• Provided material:
----

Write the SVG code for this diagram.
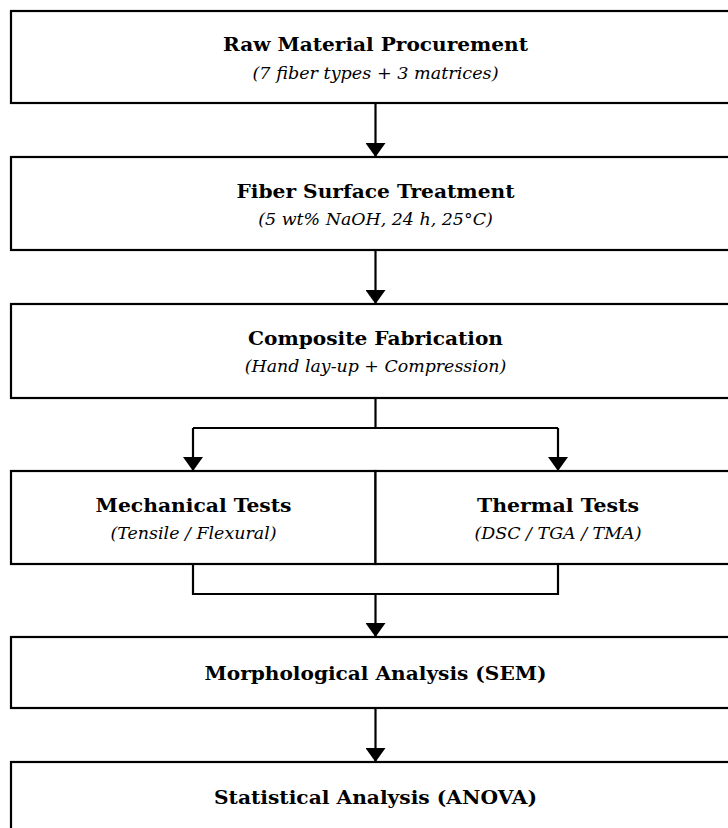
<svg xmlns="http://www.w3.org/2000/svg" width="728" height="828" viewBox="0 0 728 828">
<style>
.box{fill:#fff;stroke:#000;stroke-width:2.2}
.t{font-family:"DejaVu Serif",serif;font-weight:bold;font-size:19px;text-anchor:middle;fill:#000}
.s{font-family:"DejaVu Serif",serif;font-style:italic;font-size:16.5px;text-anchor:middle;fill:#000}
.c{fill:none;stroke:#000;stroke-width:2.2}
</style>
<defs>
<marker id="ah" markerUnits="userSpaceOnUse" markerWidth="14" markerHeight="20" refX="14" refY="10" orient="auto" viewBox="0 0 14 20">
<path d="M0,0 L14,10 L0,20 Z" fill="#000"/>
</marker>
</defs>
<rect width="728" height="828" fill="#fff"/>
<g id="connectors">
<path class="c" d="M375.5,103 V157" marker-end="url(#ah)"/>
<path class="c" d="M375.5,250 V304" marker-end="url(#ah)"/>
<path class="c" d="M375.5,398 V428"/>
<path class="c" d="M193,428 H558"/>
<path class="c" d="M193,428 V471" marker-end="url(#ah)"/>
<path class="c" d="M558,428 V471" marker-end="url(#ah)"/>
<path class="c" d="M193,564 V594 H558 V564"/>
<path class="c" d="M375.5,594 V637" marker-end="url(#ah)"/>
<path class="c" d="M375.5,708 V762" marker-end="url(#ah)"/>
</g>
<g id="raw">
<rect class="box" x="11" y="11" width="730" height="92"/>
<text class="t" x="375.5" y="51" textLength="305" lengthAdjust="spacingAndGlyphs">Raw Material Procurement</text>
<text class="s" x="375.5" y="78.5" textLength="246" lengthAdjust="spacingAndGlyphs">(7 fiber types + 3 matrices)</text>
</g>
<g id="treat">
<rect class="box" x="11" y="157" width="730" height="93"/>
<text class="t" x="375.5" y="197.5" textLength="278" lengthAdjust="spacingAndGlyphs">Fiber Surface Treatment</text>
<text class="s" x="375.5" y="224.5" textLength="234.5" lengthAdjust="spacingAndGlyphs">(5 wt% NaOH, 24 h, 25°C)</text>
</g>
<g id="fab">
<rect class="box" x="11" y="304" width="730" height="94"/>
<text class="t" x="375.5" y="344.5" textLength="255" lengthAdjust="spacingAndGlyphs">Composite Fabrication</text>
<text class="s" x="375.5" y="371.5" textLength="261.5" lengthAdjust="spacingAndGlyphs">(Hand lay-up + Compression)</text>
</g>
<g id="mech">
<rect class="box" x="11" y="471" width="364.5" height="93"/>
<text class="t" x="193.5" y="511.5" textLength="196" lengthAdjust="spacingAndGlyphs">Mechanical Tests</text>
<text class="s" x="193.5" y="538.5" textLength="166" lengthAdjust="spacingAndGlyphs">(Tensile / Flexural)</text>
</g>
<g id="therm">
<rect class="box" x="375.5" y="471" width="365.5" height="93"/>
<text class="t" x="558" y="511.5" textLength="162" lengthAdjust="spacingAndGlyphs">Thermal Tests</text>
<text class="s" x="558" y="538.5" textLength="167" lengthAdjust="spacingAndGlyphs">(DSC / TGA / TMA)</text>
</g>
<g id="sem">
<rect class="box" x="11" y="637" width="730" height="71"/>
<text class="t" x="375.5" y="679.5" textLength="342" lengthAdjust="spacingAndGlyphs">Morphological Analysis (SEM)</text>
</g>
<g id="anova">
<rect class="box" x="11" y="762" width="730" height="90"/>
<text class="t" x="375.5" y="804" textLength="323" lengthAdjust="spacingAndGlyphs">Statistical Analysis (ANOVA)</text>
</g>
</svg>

----

• Work to do: Give every line back word for word and leave the pictures out.

• Exercise result:
Write the SVG code for this diagram.
<svg xmlns="http://www.w3.org/2000/svg" width="728" height="828" viewBox="0 0 728 828">
<style>
.box{fill:#fff;stroke:#000;stroke-width:2.2}
.t{font-family:"DejaVu Serif",serif;font-weight:bold;font-size:19px;text-anchor:middle;fill:#000}
.s{font-family:"DejaVu Serif",serif;font-style:italic;font-size:16.5px;text-anchor:middle;fill:#000}
.c{fill:none;stroke:#000;stroke-width:2.2}
</style>
<defs>
<marker id="ah" markerUnits="userSpaceOnUse" markerWidth="14" markerHeight="20" refX="14" refY="10" orient="auto" viewBox="0 0 14 20">
<path d="M0,0 L14,10 L0,20 Z" fill="#000"/>
</marker>
</defs>
<rect width="728" height="828" fill="#fff"/>
<g id="connectors">
<path class="c" d="M375.5,103 V157" marker-end="url(#ah)"/>
<path class="c" d="M375.5,250 V304" marker-end="url(#ah)"/>
<path class="c" d="M375.5,398 V428"/>
<path class="c" d="M193,428 H558"/>
<path class="c" d="M193,428 V471" marker-end="url(#ah)"/>
<path class="c" d="M558,428 V471" marker-end="url(#ah)"/>
<path class="c" d="M193,564 V594 H558 V564"/>
<path class="c" d="M375.5,594 V637" marker-end="url(#ah)"/>
<path class="c" d="M375.5,708 V762" marker-end="url(#ah)"/>
</g>
<g id="raw">
<rect class="box" x="11" y="11" width="730" height="92"/>
<text class="t" x="375.5" y="51" textLength="305" lengthAdjust="spacingAndGlyphs">Raw Material Procurement</text>
<text class="s" x="375.5" y="78.5" textLength="246" lengthAdjust="spacingAndGlyphs">(7 fiber types + 3 matrices)</text>
</g>
<g id="treat">
<rect class="box" x="11" y="157" width="730" height="93"/>
<text class="t" x="375.5" y="197.5" textLength="278" lengthAdjust="spacingAndGlyphs">Fiber Surface Treatment</text>
<text class="s" x="375.5" y="224.5" textLength="234.5" lengthAdjust="spacingAndGlyphs">(5 wt% NaOH, 24 h, 25°C)</text>
</g>
<g id="fab">
<rect class="box" x="11" y="304" width="730" height="94"/>
<text class="t" x="375.5" y="344.5" textLength="255" lengthAdjust="spacingAndGlyphs">Composite Fabrication</text>
<text class="s" x="375.5" y="371.5" textLength="261.5" lengthAdjust="spacingAndGlyphs">(Hand lay-up + Compression)</text>
</g>
<g id="mech">
<rect class="box" x="11" y="471" width="364.5" height="93"/>
<text class="t" x="193.5" y="511.5" textLength="196" lengthAdjust="spacingAndGlyphs">Mechanical Tests</text>
<text class="s" x="193.5" y="538.5" textLength="166" lengthAdjust="spacingAndGlyphs">(Tensile / Flexural)</text>
</g>
<g id="therm">
<rect class="box" x="375.5" y="471" width="365.5" height="93"/>
<text class="t" x="558" y="511.5" textLength="162" lengthAdjust="spacingAndGlyphs">Thermal Tests</text>
<text class="s" x="558" y="538.5" textLength="167" lengthAdjust="spacingAndGlyphs">(DSC / TGA / TMA)</text>
</g>
<g id="sem">
<rect class="box" x="11" y="637" width="730" height="71"/>
<text class="t" x="375.5" y="679.5" textLength="342" lengthAdjust="spacingAndGlyphs">Morphological Analysis (SEM)</text>
</g>
<g id="anova">
<rect class="box" x="11" y="762" width="730" height="90"/>
<text class="t" x="375.5" y="804" textLength="323" lengthAdjust="spacingAndGlyphs">Statistical Analysis (ANOVA)</text>
</g>
</svg>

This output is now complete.